Sfogliando i giornali stamattina mi imbatto in una lettera (nella pagina di Corrado Augias su Repubblica, firmata ma senza riportare il nome, probabilmente su richiesta dell’interessata, come si fa in questi casi). L’hanno intitolata: “Io, prof tra le mamme che difendono i figli”. Copio qui il testo della lettera perché quanto è successo (se è realmente accaduto in queste modalità) ha dell’incredibile.
“Insegno lettere in una scuola media e, durante l’estate, ho assegnato ai miei alunni il compito di leggere tre libri a piacere e di stendere una relazione. Correggendo i lavori, scopro che uno ha copiato per intero da Wikipedia (riuscendo a commettere errori di ortografia). Rimprovero in modo pacato l’alunno, spiegando che, se sperava di prendere in giro la professoressa e i compagni che hanno lavorato seriamente, ha in realtà preso in giro se stesso privandosi dell’opportunità di leggere e scrivere (in classe o all’esame non ci sarà Internet). Colgo l’occasione per spiegare proprietà intellettuale e plagio. Lo ‘scansafatiche’ smascherato chiama la madre che si precipita a scuola minacciando denunce a mio carico per aver inflitto una frustrazione al figlio. La mamma non spende una parola sui compiti copiati. L’alunno, sicuro nella sua impunità, rientra in classe baldanzoso di fronte ai compagni e trascorre la lezione distraendosi e disturbando. Quale il messaggio educativo?”

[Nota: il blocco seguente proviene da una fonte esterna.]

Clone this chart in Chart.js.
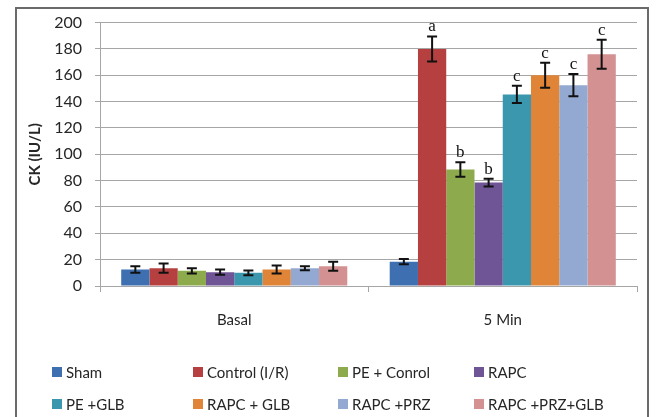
<!DOCTYPE html>
<html>
<head>
<meta charset="utf-8">
<script src="https://cdn.jsdelivr.net/npm/chart.js@4.4.1/dist/chart.umd.min.js"></script>
<style>
  html, body { margin: 0; padding: 0; background: #fff; }
  #wrap { position: relative; width: 659px; height: 417px; overflow: hidden; background: #fff; }
  #c { position: absolute; left: 0; top: 0; }
  #frame { position: absolute; left: 15px; top: 7px; width: 634px; height: 430px;
           border: 2px solid #6a6a6a; box-sizing: border-box; pointer-events: none; }
  #legend { position: absolute; left: 0; top: 0; width: 659px; height: 417px; pointer-events: none;
            font-family: Lato, "Open Sans", sans-serif; font-size: 15px; color: #262626; }
  .li { position: absolute; display: flex; align-items: center; white-space: nowrap; transform: translateY(-50%); }
  .sw { width: 10px; height: 10px; margin-right: 4px; }
</style>
</head>
<body>
<div id="wrap">
  <canvas id="c" width="659" height="417"></canvas>
  <div id="frame"></div>
  <div id="legend"></div>
</div>
<script>
// ---- data ----
const categories = ['Basal', '5 Min'];
const seriesNames = ['Sham', 'Control (I/R)', 'PE + Conrol', 'RAPC', 'PE +GLB', 'RAPC + GLB', 'RAPC +PRZ', 'RAPC +PRZ+GLB'];
const basalValues = [12.5, 13.5, 11.5, 10.5, 10, 12.5, 13.5, 15];
const basalErrors = [2.5, 3.5, 2, 2, 1.8, 3, 1.5, 3.5];
const fiveMinValues = [18.5, 180, 88.5, 78.5, 145.5, 160, 152.5, 176];
const fiveMinErrors = [2, 9.5, 5.5, 3, 6.5, 9.5, 8.5, 11];
const fiveMinLetters = ['', 'a', 'b', 'b', 'c', 'c', 'c', 'c'];
const yTicks = [0, 20, 40, 60, 80, 100, 120, 140, 160, 180, 200];
const colors = ['#3d6fb1', '#b5403f', '#8dab4d', '#6f5595', '#3a97ae', '#e08437', '#93a9d2', '#d49191'];

const datasets = seriesNames.map((name, i) => ({
  label: name,
  data: [basalValues[i], fiveMinValues[i]],
  errors: [basalErrors[i], fiveMinErrors[i]],
  letters: ['', fiveMinLetters[i]],
  backgroundColor: colors[i],
  borderWidth: 0,
  categoryPercentage: 0.842,
  barPercentage: 1.0
}));

const errorBarPlugin = {
  id: 'errorBars',
  afterDatasetsDraw(chart) {
    const ctx = chart.ctx;
    const y = chart.scales.y;
    ctx.save();
    chart.data.datasets.forEach((ds, i) => {
      const meta = chart.getDatasetMeta(i);
      meta.data.forEach((bar, j) => {
        const v = ds.data[j], e = ds.errors[j];
        const top = y.getPixelForValue(v + e);
        const bot = y.getPixelForValue(v - e);
        const x = bar.x;
        ctx.strokeStyle = '#111';
        ctx.lineWidth = 2;
        ctx.beginPath();
        ctx.moveTo(x, top); ctx.lineTo(x, bot);
        ctx.moveTo(x - 5, top); ctx.lineTo(x + 5, top);
        ctx.moveTo(x - 5, bot); ctx.lineTo(x + 5, bot);
        ctx.stroke();
        const letter = ds.letters[j];
        if (letter) {
          ctx.fillStyle = '#111';
          ctx.font = '17px "Liberation Serif", "DejaVu Serif", serif';
          ctx.textAlign = 'center';
          ctx.textBaseline = 'alphabetic';
          ctx.fillText(letter, x, top - 5);
        }
      });
    });
    ctx.restore();
  }
};

const gridColor = '#a6a6a6';
const textColor = '#262626';

new Chart(document.getElementById('c'), {
  type: 'bar',
  data: { labels: categories, datasets },
  options: {
    responsive: false,
    animation: false,
    devicePixelRatio: 1,
    layout: { padding: { left: 16, top: 22, right: 22, bottom: 91 } },
    plugins: { legend: { display: false }, tooltip: { enabled: false } },
    scales: {
      x: {
        grid: { display: true, drawOnChartArea: false, drawTicks: true, tickLength: 6, color: gridColor, offset: true },
        border: { display: true, color: gridColor, width: 1 },
        ticks: { color: textColor, font: { family: 'Lato', size: 15 }, padding: 19 },
        afterFit(scale) { scale.height = 40; }
      },
      y: {
        min: 0, max: 200,
        afterBuildTicks(scale) { scale.ticks = yTicks.map(v => ({ value: v })); },
        grid: { color: gridColor, lineWidth: 1, tickLength: 5, drawTicks: true },
        border: { display: true, color: gridColor, width: 1 },
        ticks: { color: textColor, font: { family: 'Lato', size: 16 }, padding: 13 },
        title: { display: true, text: 'CK (IU/L)', color: textColor,
                 font: { family: 'Lato', size: 15, weight: 'bold' }, padding: { top: 10, bottom: 0 } },
        afterFit(scale) { scale.width = 84; }
      }
    }
  },
  plugins: [errorBarPlugin]
});

// ---- HTML legend (4 columns x 2 rows) ----
const legendCols = [52, 193, 338, 474];
const legendRows = [372, 404];
const legend = document.getElementById('legend');
seriesNames.forEach((name, i) => {
  const d = document.createElement('div');
  d.className = 'li';
  d.style.left = legendCols[i % 4] + 'px';
  d.style.top = legendRows[Math.floor(i / 4)] + 'px';
  const sw = document.createElement('span');
  sw.className = 'sw';
  sw.style.background = colors[i];
  const t = document.createElement('span');
  t.textContent = name;
  d.appendChild(sw); d.appendChild(t);
  legend.appendChild(d);
});
</script>
</body>
</html>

Cara Professoressa anonima,
mi spiace molto, ma la colpa di quanto è successo è solo sua.
Se un genitore si permette di trattare un docente in questo modo, il problema è del docente, non del genitore. Il messaggio educativo lo deve dare lei.
Lei è l’insegnante, lei scopre che il ragazzo ha copiato, lei ha il dovere, oltre che il diritto di punirlo, di fargli rifare il compito e di dargli un brutto voto.
Lei, almeno da quanto scrive, non ha minacciato, né percosso, né usato maniere brusche contro il ragazzo. Quindi lei sta svolgendo il suo dovere di insegnante e di educatrice nei limiti della sua funzione. Se la madre si precipita per difendere il figlio lei ha il dovere, oltre che il diritto, di ignorarla e di ignorare improbabili quanto assurde minacce di denuncia.
Se un docente teme una denuncia per aver stigmatizzato un comportamento scorretto è finita. Lei ha messo a rischio la sua credibilità e ha minato la sua funzione di educatrice. Il suo messaggio educativo è questo: sono dalla parte del giusto, ma ho paura e cedo di fronte a una minaccia.
No, cara professoressa. Lei non sa fare il suo mestiere. Lei non può cedere a un ricatto del genere e se il ragazzo fa lo strafottente lo porta dal preside e prende ulteriori provvedimenti.
Se lei, che è la professoressa, non è capace di far arrivare questo semplice messaggio, cambi mestiere e lasci la scuola in mano a persone che sono capaci di educare i nostri figli.
Di bamboccioni, mammoni, raccomandati, bulletti e frignoni ce ne sono fin troppi in giro, senza bisogno di sfornarne una nuova generazione.